⟨
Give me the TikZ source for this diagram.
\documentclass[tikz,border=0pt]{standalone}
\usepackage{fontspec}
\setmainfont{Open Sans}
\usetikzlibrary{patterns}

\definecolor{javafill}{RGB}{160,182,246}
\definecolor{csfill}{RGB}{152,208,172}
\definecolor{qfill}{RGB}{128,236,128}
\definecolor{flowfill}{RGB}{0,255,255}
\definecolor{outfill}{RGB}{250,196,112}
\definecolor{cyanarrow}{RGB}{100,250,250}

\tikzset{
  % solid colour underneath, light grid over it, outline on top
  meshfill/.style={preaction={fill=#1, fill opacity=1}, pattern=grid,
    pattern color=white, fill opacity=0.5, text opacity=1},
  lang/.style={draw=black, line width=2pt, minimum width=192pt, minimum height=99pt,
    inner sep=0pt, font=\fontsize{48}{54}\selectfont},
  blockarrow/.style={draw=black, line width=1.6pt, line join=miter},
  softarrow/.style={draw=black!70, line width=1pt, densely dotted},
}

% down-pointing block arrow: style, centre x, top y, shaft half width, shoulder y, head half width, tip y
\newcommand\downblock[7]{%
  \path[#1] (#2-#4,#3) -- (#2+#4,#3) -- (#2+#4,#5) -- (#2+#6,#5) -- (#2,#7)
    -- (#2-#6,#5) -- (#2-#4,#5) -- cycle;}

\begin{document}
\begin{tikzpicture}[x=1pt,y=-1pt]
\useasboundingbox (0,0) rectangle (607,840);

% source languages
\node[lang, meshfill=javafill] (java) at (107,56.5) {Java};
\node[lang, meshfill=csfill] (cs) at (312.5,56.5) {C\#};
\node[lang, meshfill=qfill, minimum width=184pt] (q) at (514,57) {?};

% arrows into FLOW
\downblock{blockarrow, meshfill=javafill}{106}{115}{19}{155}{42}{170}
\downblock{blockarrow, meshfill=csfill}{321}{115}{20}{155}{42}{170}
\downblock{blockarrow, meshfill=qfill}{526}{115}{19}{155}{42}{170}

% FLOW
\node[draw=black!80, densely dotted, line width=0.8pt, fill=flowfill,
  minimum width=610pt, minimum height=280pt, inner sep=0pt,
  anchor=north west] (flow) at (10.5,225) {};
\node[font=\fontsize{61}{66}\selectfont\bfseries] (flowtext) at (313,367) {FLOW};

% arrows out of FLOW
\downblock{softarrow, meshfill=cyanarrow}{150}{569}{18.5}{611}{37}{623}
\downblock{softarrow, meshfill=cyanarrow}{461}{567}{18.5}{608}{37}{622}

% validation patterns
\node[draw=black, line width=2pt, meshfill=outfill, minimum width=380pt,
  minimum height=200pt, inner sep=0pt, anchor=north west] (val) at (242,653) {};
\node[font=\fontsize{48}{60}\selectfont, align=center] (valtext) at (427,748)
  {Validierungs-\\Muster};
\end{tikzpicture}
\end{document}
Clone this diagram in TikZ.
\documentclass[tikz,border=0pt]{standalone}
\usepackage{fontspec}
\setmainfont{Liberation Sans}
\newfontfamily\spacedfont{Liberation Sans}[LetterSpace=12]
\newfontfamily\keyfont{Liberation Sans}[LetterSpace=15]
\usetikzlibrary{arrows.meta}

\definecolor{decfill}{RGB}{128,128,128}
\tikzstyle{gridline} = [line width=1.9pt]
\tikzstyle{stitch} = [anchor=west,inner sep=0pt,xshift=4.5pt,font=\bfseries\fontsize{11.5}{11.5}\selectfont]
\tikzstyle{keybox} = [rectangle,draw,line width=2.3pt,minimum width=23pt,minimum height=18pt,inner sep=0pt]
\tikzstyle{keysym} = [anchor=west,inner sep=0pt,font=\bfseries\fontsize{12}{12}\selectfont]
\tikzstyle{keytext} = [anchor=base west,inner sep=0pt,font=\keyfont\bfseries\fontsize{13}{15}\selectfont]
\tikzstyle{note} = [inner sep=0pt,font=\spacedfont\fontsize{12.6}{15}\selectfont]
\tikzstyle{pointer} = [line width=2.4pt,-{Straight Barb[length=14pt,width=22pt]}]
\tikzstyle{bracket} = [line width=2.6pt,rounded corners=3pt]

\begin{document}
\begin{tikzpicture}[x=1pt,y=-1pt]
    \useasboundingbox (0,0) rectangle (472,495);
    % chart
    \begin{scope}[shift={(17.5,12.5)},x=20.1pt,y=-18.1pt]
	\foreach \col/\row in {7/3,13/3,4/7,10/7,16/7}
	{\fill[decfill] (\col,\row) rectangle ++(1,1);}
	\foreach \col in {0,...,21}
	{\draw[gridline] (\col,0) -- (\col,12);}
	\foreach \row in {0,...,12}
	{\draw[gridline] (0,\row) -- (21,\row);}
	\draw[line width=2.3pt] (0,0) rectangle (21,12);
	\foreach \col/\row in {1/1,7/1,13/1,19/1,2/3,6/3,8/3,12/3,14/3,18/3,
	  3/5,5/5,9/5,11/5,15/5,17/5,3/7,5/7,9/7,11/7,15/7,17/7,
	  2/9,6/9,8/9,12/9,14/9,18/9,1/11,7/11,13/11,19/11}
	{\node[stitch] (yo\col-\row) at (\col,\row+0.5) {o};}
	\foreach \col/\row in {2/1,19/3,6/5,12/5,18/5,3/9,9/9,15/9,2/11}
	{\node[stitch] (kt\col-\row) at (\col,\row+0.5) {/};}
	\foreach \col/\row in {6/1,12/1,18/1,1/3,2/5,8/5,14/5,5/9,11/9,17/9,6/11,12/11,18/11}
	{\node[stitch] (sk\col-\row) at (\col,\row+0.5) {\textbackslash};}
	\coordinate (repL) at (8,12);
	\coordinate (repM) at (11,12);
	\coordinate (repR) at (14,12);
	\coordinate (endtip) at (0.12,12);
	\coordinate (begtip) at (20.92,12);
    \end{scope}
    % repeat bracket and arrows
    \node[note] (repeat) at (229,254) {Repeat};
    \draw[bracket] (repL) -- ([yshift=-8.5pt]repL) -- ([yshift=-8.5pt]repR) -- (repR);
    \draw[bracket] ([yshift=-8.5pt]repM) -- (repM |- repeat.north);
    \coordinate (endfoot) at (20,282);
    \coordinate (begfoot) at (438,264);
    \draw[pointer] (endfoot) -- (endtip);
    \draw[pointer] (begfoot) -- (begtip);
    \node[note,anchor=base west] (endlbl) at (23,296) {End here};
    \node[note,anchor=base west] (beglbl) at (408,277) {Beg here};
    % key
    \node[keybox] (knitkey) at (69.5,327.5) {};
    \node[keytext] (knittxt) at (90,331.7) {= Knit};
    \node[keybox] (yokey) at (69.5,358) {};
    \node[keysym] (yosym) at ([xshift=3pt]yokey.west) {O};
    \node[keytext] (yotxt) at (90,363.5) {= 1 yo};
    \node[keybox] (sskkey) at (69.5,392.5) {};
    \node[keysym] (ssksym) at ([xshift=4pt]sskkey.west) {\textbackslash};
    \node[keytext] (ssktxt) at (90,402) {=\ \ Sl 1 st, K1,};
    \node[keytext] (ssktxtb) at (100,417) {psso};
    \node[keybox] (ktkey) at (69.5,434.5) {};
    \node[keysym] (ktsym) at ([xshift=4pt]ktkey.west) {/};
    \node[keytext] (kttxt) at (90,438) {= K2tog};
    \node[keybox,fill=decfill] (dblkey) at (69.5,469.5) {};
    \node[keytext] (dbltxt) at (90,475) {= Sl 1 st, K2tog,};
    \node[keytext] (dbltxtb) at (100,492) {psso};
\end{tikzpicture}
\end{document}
⟩
**Exercise requirements:** Would you restate each of the entries word for word?

**Result for this exercise:**
Give me the TikZ source for this diagram.
\documentclass[tikz,border=0pt]{standalone}
\usepackage{fontspec}
\setmainfont{Open Sans}
\usetikzlibrary{patterns}

\definecolor{javafill}{RGB}{160,182,246}
\definecolor{csfill}{RGB}{152,208,172}
\definecolor{qfill}{RGB}{128,236,128}
\definecolor{flowfill}{RGB}{0,255,255}
\definecolor{outfill}{RGB}{250,196,112}
\definecolor{cyanarrow}{RGB}{100,250,250}

\tikzset{
  % solid colour underneath, light grid over it, outline on top
  meshfill/.style={preaction={fill=#1, fill opacity=1}, pattern=grid,
    pattern color=white, fill opacity=0.5, text opacity=1},
  lang/.style={draw=black, line width=2pt, minimum width=192pt, minimum height=99pt,
    inner sep=0pt, font=\fontsize{48}{54}\selectfont},
  blockarrow/.style={draw=black, line width=1.6pt, line join=miter},
  softarrow/.style={draw=black!70, line width=1pt, densely dotted},
}

% down-pointing block arrow: style, centre x, top y, shaft half width, shoulder y, head half width, tip y
\newcommand\downblock[7]{%
  \path[#1] (#2-#4,#3) -- (#2+#4,#3) -- (#2+#4,#5) -- (#2+#6,#5) -- (#2,#7)
    -- (#2-#6,#5) -- (#2-#4,#5) -- cycle;}

\begin{document}
\begin{tikzpicture}[x=1pt,y=-1pt]
\useasboundingbox (0,0) rectangle (607,840);

% source languages
\node[lang, meshfill=javafill] (java) at (107,56.5) {Java};
\node[lang, meshfill=csfill] (cs) at (312.5,56.5) {C\#};
\node[lang, meshfill=qfill, minimum width=184pt] (q) at (514,57) {?};

% arrows into FLOW
\downblock{blockarrow, meshfill=javafill}{106}{115}{19}{155}{42}{170}
\downblock{blockarrow, meshfill=csfill}{321}{115}{20}{155}{42}{170}
\downblock{blockarrow, meshfill=qfill}{526}{115}{19}{155}{42}{170}

% FLOW
\node[draw=black!80, densely dotted, line width=0.8pt, fill=flowfill,
  minimum width=610pt, minimum height=280pt, inner sep=0pt,
  anchor=north west] (flow) at (10.5,225) {};
\node[font=\fontsize{61}{66}\selectfont\bfseries] (flowtext) at (313,367) {FLOW};

% arrows out of FLOW
\downblock{softarrow, meshfill=cyanarrow}{150}{569}{18.5}{611}{37}{623}
\downblock{softarrow, meshfill=cyanarrow}{461}{567}{18.5}{608}{37}{622}

% validation patterns
\node[draw=black, line width=2pt, meshfill=outfill, minimum width=380pt,
  minimum height=200pt, inner sep=0pt, anchor=north west] (val) at (242,653) {};
\node[font=\fontsize{48}{60}\selectfont, align=center] (valtext) at (427,748)
  {Validierungs-\\Muster};
\end{tikzpicture}
\end{document}
Clone this diagram in TikZ.
\documentclass[tikz,border=0pt]{standalone}
\usepackage{fontspec}
\setmainfont{Liberation Sans}
\newfontfamily\spacedfont{Liberation Sans}[LetterSpace=12]
\newfontfamily\keyfont{Liberation Sans}[LetterSpace=15]
\usetikzlibrary{arrows.meta}

\definecolor{decfill}{RGB}{128,128,128}
\tikzstyle{gridline} = [line width=1.9pt]
\tikzstyle{stitch} = [anchor=west,inner sep=0pt,xshift=4.5pt,font=\bfseries\fontsize{11.5}{11.5}\selectfont]
\tikzstyle{keybox} = [rectangle,draw,line width=2.3pt,minimum width=23pt,minimum height=18pt,inner sep=0pt]
\tikzstyle{keysym} = [anchor=west,inner sep=0pt,font=\bfseries\fontsize{12}{12}\selectfont]
\tikzstyle{keytext} = [anchor=base west,inner sep=0pt,font=\keyfont\bfseries\fontsize{13}{15}\selectfont]
\tikzstyle{note} = [inner sep=0pt,font=\spacedfont\fontsize{12.6}{15}\selectfont]
\tikzstyle{pointer} = [line width=2.4pt,-{Straight Barb[length=14pt,width=22pt]}]
\tikzstyle{bracket} = [line width=2.6pt,rounded corners=3pt]

\begin{document}
\begin{tikzpicture}[x=1pt,y=-1pt]
    \useasboundingbox (0,0) rectangle (472,495);
    % chart
    \begin{scope}[shift={(17.5,12.5)},x=20.1pt,y=-18.1pt]
	\foreach \col/\row in {7/3,13/3,4/7,10/7,16/7}
	{\fill[decfill] (\col,\row) rectangle ++(1,1);}
	\foreach \col in {0,...,21}
	{\draw[gridline] (\col,0) -- (\col,12);}
	\foreach \row in {0,...,12}
	{\draw[gridline] (0,\row) -- (21,\row);}
	\draw[line width=2.3pt] (0,0) rectangle (21,12);
	\foreach \col/\row in {1/1,7/1,13/1,19/1,2/3,6/3,8/3,12/3,14/3,18/3,
	  3/5,5/5,9/5,11/5,15/5,17/5,3/7,5/7,9/7,11/7,15/7,17/7,
	  2/9,6/9,8/9,12/9,14/9,18/9,1/11,7/11,13/11,19/11}
	{\node[stitch] (yo\col-\row) at (\col,\row+0.5) {o};}
	\foreach \col/\row in {2/1,19/3,6/5,12/5,18/5,3/9,9/9,15/9,2/11}
	{\node[stitch] (kt\col-\row) at (\col,\row+0.5) {/};}
	\foreach \col/\row in {6/1,12/1,18/1,1/3,2/5,8/5,14/5,5/9,11/9,17/9,6/11,12/11,18/11}
	{\node[stitch] (sk\col-\row) at (\col,\row+0.5) {\textbackslash};}
	\coordinate (repL) at (8,12);
	\coordinate (repM) at (11,12);
	\coordinate (repR) at (14,12);
	\coordinate (endtip) at (0.12,12);
	\coordinate (begtip) at (20.92,12);
    \end{scope}
    % repeat bracket and arrows
    \node[note] (repeat) at (229,254) {Repeat};
    \draw[bracket] (repL) -- ([yshift=-8.5pt]repL) -- ([yshift=-8.5pt]repR) -- (repR);
    \draw[bracket] ([yshift=-8.5pt]repM) -- (repM |- repeat.north);
    \coordinate (endfoot) at (20,282);
    \coordinate (begfoot) at (438,264);
    \draw[pointer] (endfoot) -- (endtip);
    \draw[pointer] (begfoot) -- (begtip);
    \node[note,anchor=base west] (endlbl) at (23,296) {End here};
    \node[note,anchor=base west] (beglbl) at (408,277) {Beg here};
    % key
    \node[keybox] (knitkey) at (69.5,327.5) {};
    \node[keytext] (knittxt) at (90,331.7) {= Knit};
    \node[keybox] (yokey) at (69.5,358) {};
    \node[keysym] (yosym) at ([xshift=3pt]yokey.west) {O};
    \node[keytext] (yotxt) at (90,363.5) {= 1 yo};
    \node[keybox] (sskkey) at (69.5,392.5) {};
    \node[keysym] (ssksym) at ([xshift=4pt]sskkey.west) {\textbackslash};
    \node[keytext] (ssktxt) at (90,402) {=\ \ Sl 1 st, K1,};
    \node[keytext] (ssktxtb) at (100,417) {psso};
    \node[keybox] (ktkey) at (69.5,434.5) {};
    \node[keysym] (ktsym) at ([xshift=4pt]ktkey.west) {/};
    \node[keytext] (kttxt) at (90,438) {= K2tog};
    \node[keybox,fill=decfill] (dblkey) at (69.5,469.5) {};
    \node[keytext] (dbltxt) at (90,475) {= Sl 1 st, K2tog,};
    \node[keytext] (dbltxtb) at (100,492) {psso};
\end{tikzpicture}
\end{document}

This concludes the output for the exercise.